_YOUR INSTRUCTIONS_: Find the word "script" in the data. Return every line where it appears.

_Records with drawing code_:
= = = = = = =

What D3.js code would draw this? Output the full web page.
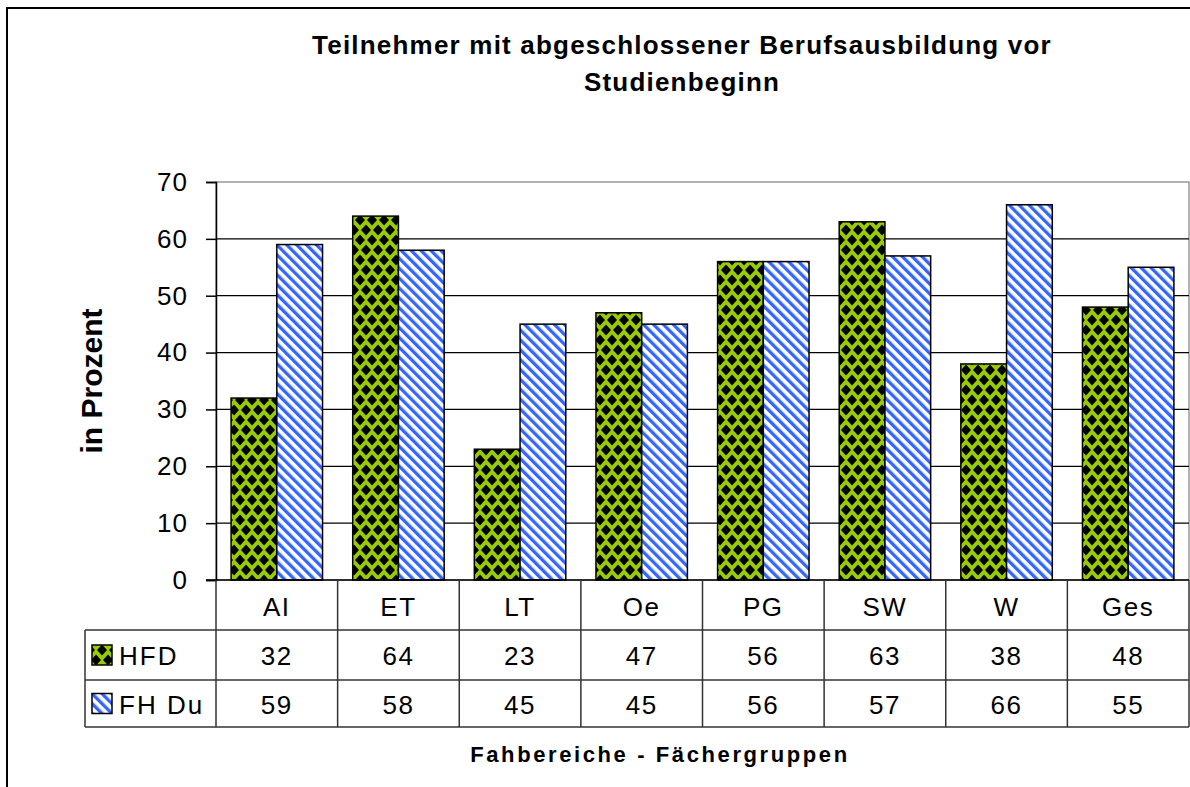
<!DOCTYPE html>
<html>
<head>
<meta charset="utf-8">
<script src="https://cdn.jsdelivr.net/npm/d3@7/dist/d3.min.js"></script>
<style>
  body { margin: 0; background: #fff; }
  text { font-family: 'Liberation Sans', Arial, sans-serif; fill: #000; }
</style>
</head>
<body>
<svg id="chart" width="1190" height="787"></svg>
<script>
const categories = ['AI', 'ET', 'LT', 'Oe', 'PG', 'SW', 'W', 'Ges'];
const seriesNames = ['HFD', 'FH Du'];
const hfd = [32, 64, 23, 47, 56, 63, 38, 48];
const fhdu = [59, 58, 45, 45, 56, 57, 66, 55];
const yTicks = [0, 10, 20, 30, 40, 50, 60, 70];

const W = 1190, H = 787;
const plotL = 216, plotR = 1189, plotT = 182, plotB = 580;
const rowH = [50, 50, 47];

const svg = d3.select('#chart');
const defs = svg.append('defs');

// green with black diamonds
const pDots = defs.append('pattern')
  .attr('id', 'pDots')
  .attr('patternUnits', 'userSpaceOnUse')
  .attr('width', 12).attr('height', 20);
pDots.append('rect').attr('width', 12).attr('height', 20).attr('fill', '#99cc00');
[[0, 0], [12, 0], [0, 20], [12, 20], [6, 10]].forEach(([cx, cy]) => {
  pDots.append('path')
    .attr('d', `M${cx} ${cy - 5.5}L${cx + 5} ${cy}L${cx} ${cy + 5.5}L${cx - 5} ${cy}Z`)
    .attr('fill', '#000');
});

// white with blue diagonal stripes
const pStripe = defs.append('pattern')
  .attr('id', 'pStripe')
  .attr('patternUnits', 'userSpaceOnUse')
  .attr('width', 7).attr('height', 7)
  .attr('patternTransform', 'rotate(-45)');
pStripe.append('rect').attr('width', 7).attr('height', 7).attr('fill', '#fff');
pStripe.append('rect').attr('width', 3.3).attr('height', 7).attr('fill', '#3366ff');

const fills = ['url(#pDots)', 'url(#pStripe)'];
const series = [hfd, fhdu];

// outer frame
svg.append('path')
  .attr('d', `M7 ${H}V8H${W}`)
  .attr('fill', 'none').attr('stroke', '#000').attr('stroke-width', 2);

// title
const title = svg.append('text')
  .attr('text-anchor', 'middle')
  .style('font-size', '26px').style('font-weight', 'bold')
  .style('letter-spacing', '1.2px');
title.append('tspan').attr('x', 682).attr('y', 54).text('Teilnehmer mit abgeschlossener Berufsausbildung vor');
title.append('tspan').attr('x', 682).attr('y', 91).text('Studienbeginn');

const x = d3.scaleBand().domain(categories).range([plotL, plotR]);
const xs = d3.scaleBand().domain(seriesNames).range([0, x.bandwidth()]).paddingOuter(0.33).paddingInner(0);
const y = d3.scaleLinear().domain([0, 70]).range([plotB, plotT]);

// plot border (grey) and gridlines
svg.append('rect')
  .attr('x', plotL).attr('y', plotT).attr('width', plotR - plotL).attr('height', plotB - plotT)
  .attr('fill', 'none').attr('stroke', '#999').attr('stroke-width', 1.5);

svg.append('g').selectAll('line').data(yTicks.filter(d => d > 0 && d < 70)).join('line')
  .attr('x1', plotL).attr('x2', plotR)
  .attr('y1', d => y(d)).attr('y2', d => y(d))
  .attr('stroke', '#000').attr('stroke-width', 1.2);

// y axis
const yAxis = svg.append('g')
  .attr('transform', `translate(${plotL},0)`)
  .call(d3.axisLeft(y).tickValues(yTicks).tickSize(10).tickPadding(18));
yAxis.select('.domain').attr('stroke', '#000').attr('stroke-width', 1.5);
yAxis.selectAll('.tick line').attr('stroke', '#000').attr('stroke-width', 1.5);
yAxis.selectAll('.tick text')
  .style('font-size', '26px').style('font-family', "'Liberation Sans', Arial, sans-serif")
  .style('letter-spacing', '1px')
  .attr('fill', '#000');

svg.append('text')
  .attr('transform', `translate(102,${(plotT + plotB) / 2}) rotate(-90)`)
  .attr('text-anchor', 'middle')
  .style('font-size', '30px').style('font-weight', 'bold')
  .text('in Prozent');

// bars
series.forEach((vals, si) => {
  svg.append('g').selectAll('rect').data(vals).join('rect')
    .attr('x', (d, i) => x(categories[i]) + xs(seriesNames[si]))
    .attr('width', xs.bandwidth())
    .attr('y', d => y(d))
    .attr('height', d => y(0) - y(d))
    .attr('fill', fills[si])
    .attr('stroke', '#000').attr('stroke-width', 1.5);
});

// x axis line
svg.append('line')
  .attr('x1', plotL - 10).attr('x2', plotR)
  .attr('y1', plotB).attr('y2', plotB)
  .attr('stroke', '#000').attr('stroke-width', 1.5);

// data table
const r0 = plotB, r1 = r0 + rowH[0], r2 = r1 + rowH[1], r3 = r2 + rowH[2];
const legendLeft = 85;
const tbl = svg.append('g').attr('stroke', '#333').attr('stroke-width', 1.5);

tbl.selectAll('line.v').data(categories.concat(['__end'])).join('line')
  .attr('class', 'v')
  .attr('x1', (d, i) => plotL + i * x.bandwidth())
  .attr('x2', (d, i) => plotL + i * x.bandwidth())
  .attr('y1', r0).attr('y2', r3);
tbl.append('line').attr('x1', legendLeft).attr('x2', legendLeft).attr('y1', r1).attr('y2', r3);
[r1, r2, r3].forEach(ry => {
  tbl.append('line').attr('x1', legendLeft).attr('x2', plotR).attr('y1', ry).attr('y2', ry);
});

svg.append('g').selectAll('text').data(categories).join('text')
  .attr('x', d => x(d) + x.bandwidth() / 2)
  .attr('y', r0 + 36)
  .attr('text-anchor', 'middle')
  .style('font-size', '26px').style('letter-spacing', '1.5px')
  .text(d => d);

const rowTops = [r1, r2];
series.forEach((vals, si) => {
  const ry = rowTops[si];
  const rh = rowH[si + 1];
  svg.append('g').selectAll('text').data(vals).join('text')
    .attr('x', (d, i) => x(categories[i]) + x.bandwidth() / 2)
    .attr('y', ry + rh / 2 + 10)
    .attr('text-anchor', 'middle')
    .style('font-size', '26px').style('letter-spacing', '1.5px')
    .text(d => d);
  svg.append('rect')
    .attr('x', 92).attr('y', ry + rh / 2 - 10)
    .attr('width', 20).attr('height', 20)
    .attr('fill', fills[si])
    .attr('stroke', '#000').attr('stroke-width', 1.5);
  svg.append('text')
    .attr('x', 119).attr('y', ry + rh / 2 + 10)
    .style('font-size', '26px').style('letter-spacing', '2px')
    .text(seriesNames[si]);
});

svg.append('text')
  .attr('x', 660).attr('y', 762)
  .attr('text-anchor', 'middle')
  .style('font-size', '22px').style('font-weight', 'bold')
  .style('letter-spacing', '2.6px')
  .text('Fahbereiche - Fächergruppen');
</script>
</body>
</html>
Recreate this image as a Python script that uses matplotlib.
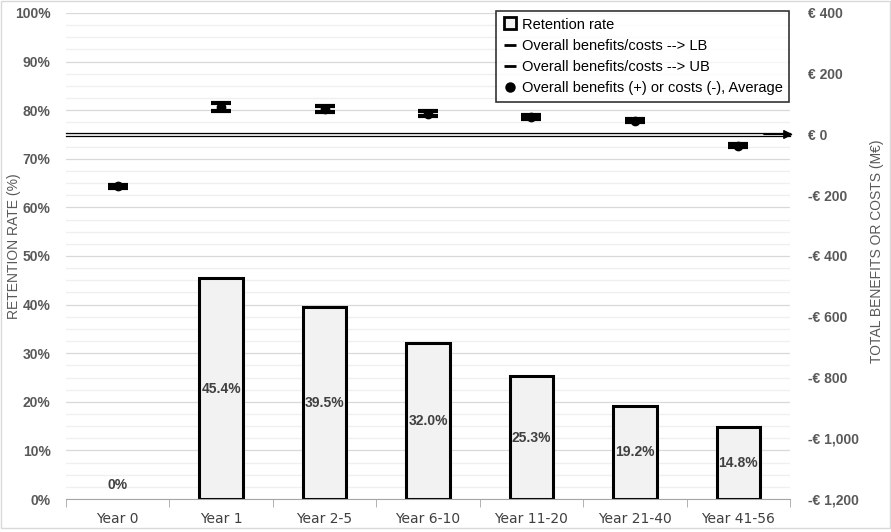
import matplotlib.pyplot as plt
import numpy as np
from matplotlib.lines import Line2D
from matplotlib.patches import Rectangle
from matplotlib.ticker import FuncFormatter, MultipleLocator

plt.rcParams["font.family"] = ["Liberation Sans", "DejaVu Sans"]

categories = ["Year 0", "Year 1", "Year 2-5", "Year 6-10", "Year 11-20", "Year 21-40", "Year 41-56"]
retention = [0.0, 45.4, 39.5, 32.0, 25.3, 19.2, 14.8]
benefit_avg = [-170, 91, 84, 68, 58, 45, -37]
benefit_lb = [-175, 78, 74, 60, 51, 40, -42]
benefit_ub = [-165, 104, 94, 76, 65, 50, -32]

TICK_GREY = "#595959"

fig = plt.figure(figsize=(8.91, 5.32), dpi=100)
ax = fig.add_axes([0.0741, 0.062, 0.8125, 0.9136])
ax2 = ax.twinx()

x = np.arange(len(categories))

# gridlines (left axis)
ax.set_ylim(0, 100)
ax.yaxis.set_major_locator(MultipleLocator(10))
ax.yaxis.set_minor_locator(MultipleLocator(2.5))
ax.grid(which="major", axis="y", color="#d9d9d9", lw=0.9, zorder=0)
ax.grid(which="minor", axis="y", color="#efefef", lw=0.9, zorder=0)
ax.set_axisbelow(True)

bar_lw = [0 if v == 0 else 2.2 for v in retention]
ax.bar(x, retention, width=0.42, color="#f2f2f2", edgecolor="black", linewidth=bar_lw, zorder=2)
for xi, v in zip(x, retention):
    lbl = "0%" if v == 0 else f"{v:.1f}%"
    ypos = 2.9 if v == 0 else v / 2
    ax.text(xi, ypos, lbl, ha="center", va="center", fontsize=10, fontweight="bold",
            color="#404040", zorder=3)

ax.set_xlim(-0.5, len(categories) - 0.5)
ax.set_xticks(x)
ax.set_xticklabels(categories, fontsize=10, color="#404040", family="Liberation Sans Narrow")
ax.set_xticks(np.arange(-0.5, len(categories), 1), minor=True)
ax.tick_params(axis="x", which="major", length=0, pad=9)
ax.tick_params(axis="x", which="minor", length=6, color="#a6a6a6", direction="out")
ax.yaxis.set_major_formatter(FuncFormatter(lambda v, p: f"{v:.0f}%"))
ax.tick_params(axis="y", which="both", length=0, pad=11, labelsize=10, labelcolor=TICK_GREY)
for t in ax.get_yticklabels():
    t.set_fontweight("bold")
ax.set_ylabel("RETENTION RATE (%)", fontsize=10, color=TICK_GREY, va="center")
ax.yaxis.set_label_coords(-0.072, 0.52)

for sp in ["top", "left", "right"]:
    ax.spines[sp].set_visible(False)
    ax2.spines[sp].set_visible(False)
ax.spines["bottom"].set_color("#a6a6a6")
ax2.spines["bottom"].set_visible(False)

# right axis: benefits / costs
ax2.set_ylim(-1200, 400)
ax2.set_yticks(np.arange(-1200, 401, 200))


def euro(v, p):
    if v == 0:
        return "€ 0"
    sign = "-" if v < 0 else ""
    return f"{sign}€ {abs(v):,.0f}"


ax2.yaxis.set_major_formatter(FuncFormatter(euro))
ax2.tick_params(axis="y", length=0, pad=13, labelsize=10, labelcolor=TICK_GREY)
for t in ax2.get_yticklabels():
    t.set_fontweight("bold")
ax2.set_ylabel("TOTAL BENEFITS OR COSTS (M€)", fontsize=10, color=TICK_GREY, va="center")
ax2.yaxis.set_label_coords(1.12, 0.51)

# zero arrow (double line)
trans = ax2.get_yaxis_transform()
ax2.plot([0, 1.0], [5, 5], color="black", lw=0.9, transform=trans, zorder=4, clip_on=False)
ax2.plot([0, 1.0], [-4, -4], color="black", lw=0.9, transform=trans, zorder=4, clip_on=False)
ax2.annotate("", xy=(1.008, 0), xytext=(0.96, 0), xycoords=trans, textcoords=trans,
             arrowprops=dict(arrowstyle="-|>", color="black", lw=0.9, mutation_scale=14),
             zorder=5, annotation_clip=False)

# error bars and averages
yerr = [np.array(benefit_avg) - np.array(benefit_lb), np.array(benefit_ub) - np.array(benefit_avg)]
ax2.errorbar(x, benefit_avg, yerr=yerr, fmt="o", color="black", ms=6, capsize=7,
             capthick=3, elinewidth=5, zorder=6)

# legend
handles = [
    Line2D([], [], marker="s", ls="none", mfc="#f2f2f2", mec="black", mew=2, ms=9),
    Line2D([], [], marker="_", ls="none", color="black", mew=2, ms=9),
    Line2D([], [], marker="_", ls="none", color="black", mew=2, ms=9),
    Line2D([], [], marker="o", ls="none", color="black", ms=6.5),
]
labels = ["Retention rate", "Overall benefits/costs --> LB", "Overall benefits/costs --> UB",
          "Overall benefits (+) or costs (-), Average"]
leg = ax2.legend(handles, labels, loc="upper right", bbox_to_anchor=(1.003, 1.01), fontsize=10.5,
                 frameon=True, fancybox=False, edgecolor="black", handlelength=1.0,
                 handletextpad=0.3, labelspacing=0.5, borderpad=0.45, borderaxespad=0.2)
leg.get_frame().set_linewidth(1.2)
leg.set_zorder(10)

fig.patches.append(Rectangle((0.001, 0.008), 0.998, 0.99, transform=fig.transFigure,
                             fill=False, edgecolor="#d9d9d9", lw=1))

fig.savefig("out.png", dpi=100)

= = = = = = =

_FULL RESPONSE_:
<script src="https://cdn.jsdelivr.net/npm/d3@7/dist/d3.min.js"></script>
<script>
</script>
Recreate this image as a Python script that uses matplotlib.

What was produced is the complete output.